Our daughter Alicia’s 10-year high school reunion coincided with the 4th of July celebrations in Ashland this year. It’s remarkable how fresh are the memories of our arriving in Ashland in ’89 and Alicia’s first year in local schools. Fast forward to last week with us enjoying the city parade and Independence Day events in lovely Lithia Park, Alicia and many long-separated acquaintances reconnecting on our blanket in the shade at the bandshell, and thousands of passers-by energizing the festivities of this annual celebration.
The night before, we celebrated with a group of neighbors and friends who wished to toast Alicia’s graduation from PSU with her masters in social work. The meal and conversation blended nicely with the warmth of a summery evening, and a few of Alicia’s friends dropped by for drinks.
“You won’t believe the wildflower show happening right now just east of Sweet Home,” her friend and fellow-cyclist to Costa Rica informed us. Kate Richards is a botanist with the National Forest Service and told us exactly where we should go to see some of the best displays of wildflowers in Oregon. Well, that made planning pretty easy.
The drive to Sweet Home is a mere 4 hours from Ashland, and we continued on Highway 20 (AKA South Santiam River Highway) about 35 miles to our evening destination, House Rock Campground. The camp host is a disabled vet who was thrilled to share his excitement at landing this primo volunteer position located on a gorgeous bend of the So. Santiam river. We practically had the site to ourselves and gorged on our good fortune. The next morning, rather than breaking camp and scrambling to join the masses blissing in the flowers, we opted instead to explore the area around the campsite and discovered the remnants of the South Santiam Wagon Road that, as recently as 1905, connected Albany with Sisters with 105 miles of good highway. It’s now a terrific hike/bike trail that goes on and on, and the mile or so we walked was remarkable and well worth revisiting.

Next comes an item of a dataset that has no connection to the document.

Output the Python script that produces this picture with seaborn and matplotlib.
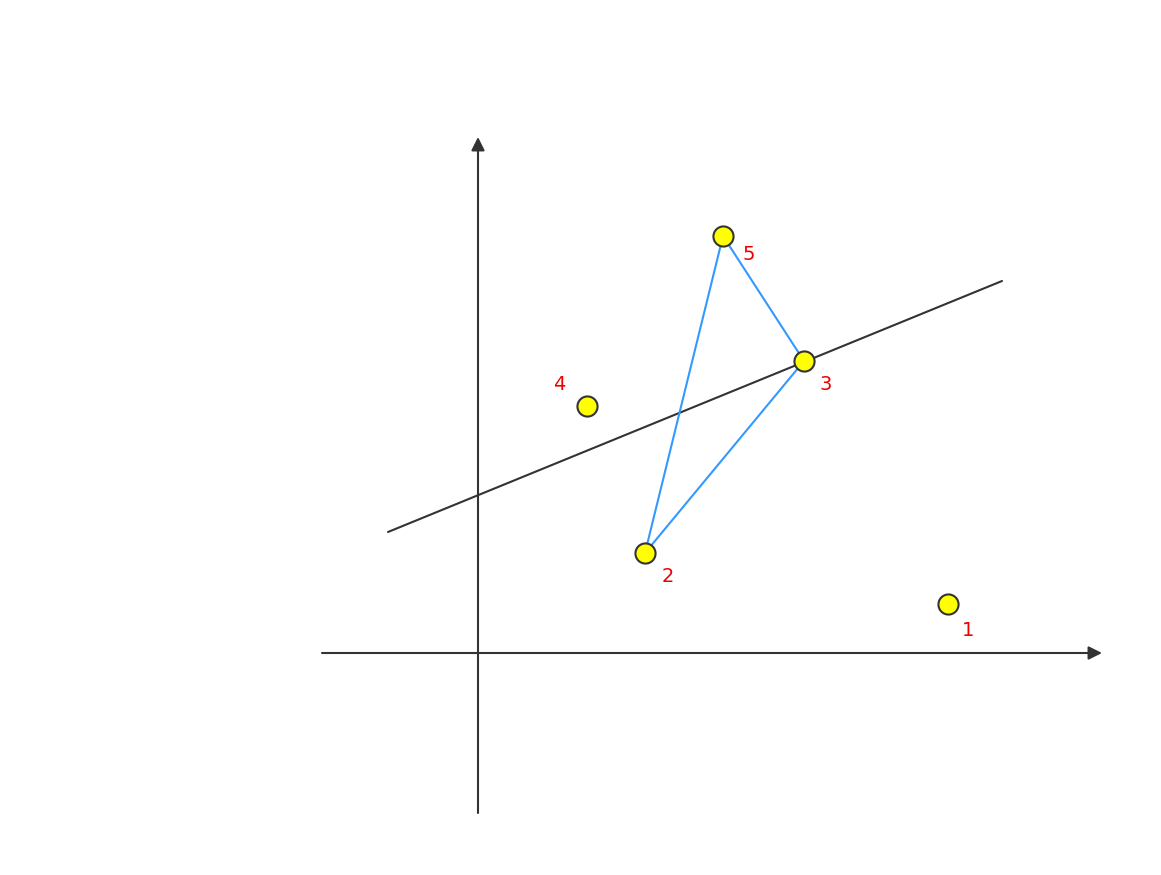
import matplotlib
matplotlib.use("Agg")
import matplotlib.pyplot as plt
import seaborn as sns
import pandas as pd

sns.set_theme(style="white")
plt.rcParams["font.family"] = ["DejaVu Sans"]

# points (data units, origin at axes crossing)
point_ids = ["1", "2", "3", "4", "5"]
point_x = [9.40, 3.34, 6.52, 2.18, 4.90]
point_y = [0.98, 2.00, 5.84, 4.94, 8.34]

# fitted line end points
line_x = [-1.80, 10.48]
line_y = [2.42, 7.44]

# triangle through points 2 -> 5 -> 3 -> 2
tri_order = ["2", "5", "3", "2"]

pts = pd.DataFrame({"id": point_ids, "x": point_x, "y": point_y})
tri = pts.set_index("id").loc[tri_order].reset_index()
line = pd.DataFrame({"x": line_x, "y": line_y})

fig = plt.figure(figsize=(11.61, 8.75), dpi=100)
ax = fig.add_axes([0, 0, 1, 1])
ax.set_xlim(-9.56, 13.66)
ax.set_ylim(-4.44, 13.06)
ax.axis("off")

# axes with arrows
arrow = dict(arrowstyle="-|>", color="#333333", lw=1.5, mutation_scale=20,
             shrinkA=0, shrinkB=0)
ax.annotate("", xy=(12.48, 0), xytext=(-3.12, 0), arrowprops=arrow)
ax.annotate("", xy=(0, 10.32), xytext=(0, -3.2), arrowprops=arrow)

sns.lineplot(data=line, x="x", y="y", color="#333333", lw=1.5, ax=ax, sort=False)
sns.lineplot(data=tri, x="x", y="y", color="#3399ff", lw=1.5, ax=ax,
             sort=False, estimator=None)
sns.scatterplot(data=pts, x="x", y="y", s=210, color="#ffff00",
                edgecolor="#333333", linewidth=1.5, ax=ax, zorder=5)

# label offsets in pixels (dx right, dy down)
label_offsets = {"1": (20, 26), "2": (23, 23), "3": (22, 24),
                 "4": (-28, -21), "5": (26, 18)}
for pid, x, y in zip(point_ids, point_x, point_y):
    dx, dy = label_offsets[pid]
    ax.annotate(pid, xy=(x, y), xytext=(dx * 0.72, -dy * 0.72),
                textcoords="offset points", ha="center", va="center",
                color="#ee0000", fontsize=14)

ax.set_xlabel("")
ax.set_ylabel("")
fig.savefig("out.png", dpi=100)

This visit, however, was inspired by the annual wildflower show in the nearby hills, and we weren’t disappointed. Our introduction to Oregon’s botanical wonderland was on Iron Mountain where, after a series of steep switchbacks, we summitted to what was once a lookout and is now an attractive viewing platform. The next day, however, was the bonanza. Alerted to the likelihood of heavy trail traffic at Iron Mtn. due to its proximity to the highway, an alternative was suggested that had us hike the 9 mile round trip to Browder Ridge, a couple miles to the south. This area is far less visited, a bit more challenging, and considerably more interesting—alternating meadows of bracken ferns and dense collections of multicolored flowers. One after the other; mile after mile. Truly breathtaking, and certainly worthy of additional exploration.
Our return via Highway 126 along the McKenzie River was lovely, and Sooney spent the better part of an hour poring over our maps trying to figure how to return to this area entirely on forest roads. It’s certainly doable, and far more interesting than the the I-5 corridor. Oregon offers so much diversity, and it’s amazing how enjoyable every adventure has been.